Frappes dans le ciel de Damas

            Washington avait informé Israël du moment précis de l’attaque ce qui a permis à Tsahal de prendre des mesures de protection adéquates en cas de représailles.  Mais les États-Unis n'ont pas prévenu Poutine des détails de l’opération. Cependant les forces russes en Syrie avaient été averties que des avions occidentaux seraient dans l'espace aérien syrien, sans leur révéler les sites cibles ou le calendrier à l'avance. Les Américains parlent pour le moment «d'un tir ponctuel pour envoyer un message très fort» ce qui implique qu'il n'y aura pas d'autres frappes dans l'immédiat.
            Les Syriens ont qualifié avec culot ces attaques de «violation flagrante du droit international montrant un mépris de la légitimité internationale. Les bonnes âmes ne seront pas humiliées» oubliant ainsi leur utilisation de gaz contre les populations civiles.

            La question ouverte reste les conséquences de cette frappe sur les relations des Occidentaux avec la Russie et la leçon que pourrait en tirer le régime de Bachar El-Assad. C'était l'action minimale que pouvaient lancer les Alliés sans se mettre à dos les Russes ni même les pays arabes. On connaîtra plus tard les conséquences de ces frappes mais un résultat est déjà probant : l'implication commune des trois alliés en Syrie et c'est un point positif pour Israël.

5 commentaires:

Anonyme a dit…

Alors que les journaux français tardaient à publier la nouvelle ce matin, ton article est de loin le plus détaillé et le plus documenté.

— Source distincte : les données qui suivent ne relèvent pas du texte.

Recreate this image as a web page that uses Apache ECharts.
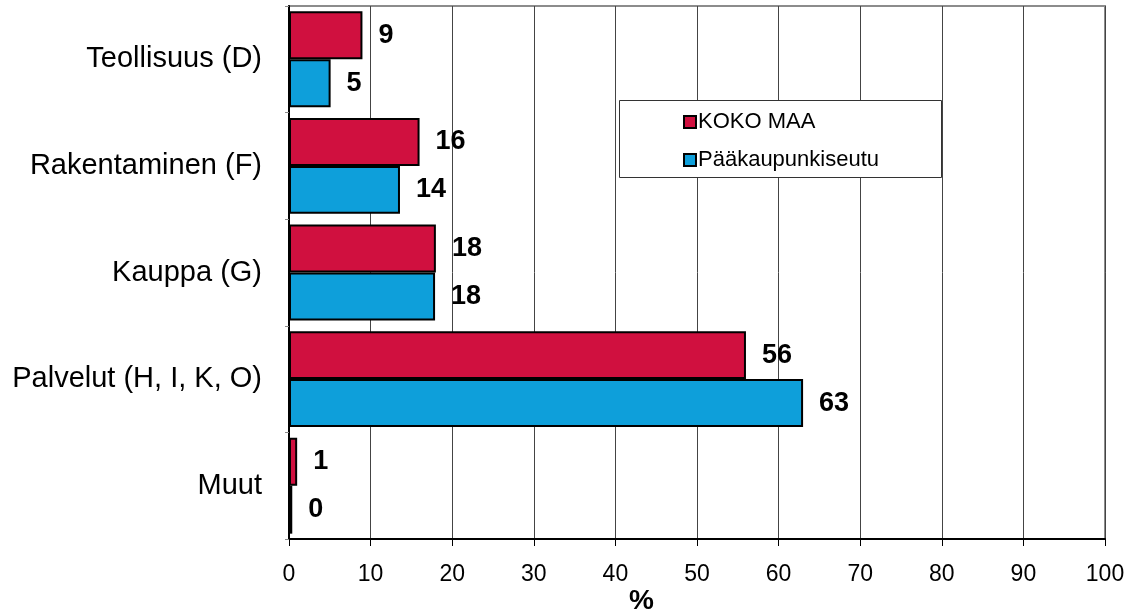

Bravo Jacques et Shabat Shalom.

Marianne ARNAUD a dit…

Cher monsieur Benillouche,

Ainsi, au moment où force était de constater que l'armée de Bassad aidée de son allié russe, avait gagné la guerre de Syrie, où les derniers "rebelles" avaient quitté la Ghouta, fortement soupçonnés - comme à Alep - d'avoir perpétré cette attaque à l'armement chimique du 7 avril 2018, où les experts pour l'ONU de l'Organisation pour l'interdiction des armes chimiques (OIAC) étaient enfin attendus ce samedi 18 avril en Syrie, c'est dans la nuit du vendredi au samedi que vous nous apprenez que les Etats-Unis, la Grande-Bretagne et la France ont lancé leurs frappes aériennes punitives sur la Syrie - pays avec lequel ils ne sont pas en guerre - et que vous qualifiez de "point positif pour Israël". Mais qu'en est-il pour la France ? Vous ne vous avancez pas beaucoup !

Très cordialement.

2 nids a dit…

Oui, un très bon travail d'information

Pour ce qui concerne "les allies occidentaux", il aurait été souhaitable qu'ils visent également les Turcs au nord de la Syrie avec un beau missile dans le palais pharaonique d'Erdogan avec lui dedans et de bombarder les tunnels du hezbollah au Liban, là, les points sur les I auraient été mis, mais que d'attente pour si peu..

Marianne ARNAUD a dit…

Ouf, on a eu chaud, mais finalement les choses sont beaucoup plus claires ce matin !
L'attaque aérienne de la France sur la Syrie était une attaque pour rire ! Les Russes avaient été avertis qui avaient averti les Syriens depuis une semaine. Donc, mission accomplie, mais pas de morts civils ou militaires. La France n'a tiré que 12 missiles sur 105 ! Le président Macron a néanmoins gagné, après le président Hollande, ses galons de chef de guerre. Il viendra sans doute en parler aux Français, ce soir, au Théâtre national de Chaillot. Et inutile de lui faire remarquer que les Saoudiens continuent de tuer les Yéménites, ni que les Turcs continuent de tuer les Kurdes, car Le président Macron n'a jamais, que l'on sache, tracé de ligne rouge à l'Arabie Saoudite ou à la Turquie.

Jacques BENILLOUCHE a dit…

Chère Marianne,

Il ne s'agissait pas d'une attaque pour rire mais d'une attaque qui a détruit certaines structures de mort syriennes. C'est vrai que les Alliés ont "cassé" des pierres mais leur intention n'était pas de tuer des civils ni même des soldats d'Assad.

On ne saura rien des résultats car les Syriens, par fierté, minimiseront toujours les dégâts mais une chose est certaine, l'aspect symbolique restera grand. Si Assad persiste à gazer, c'est qu'il choisit la destrction physique de son pays. C'est la leçon à tirer.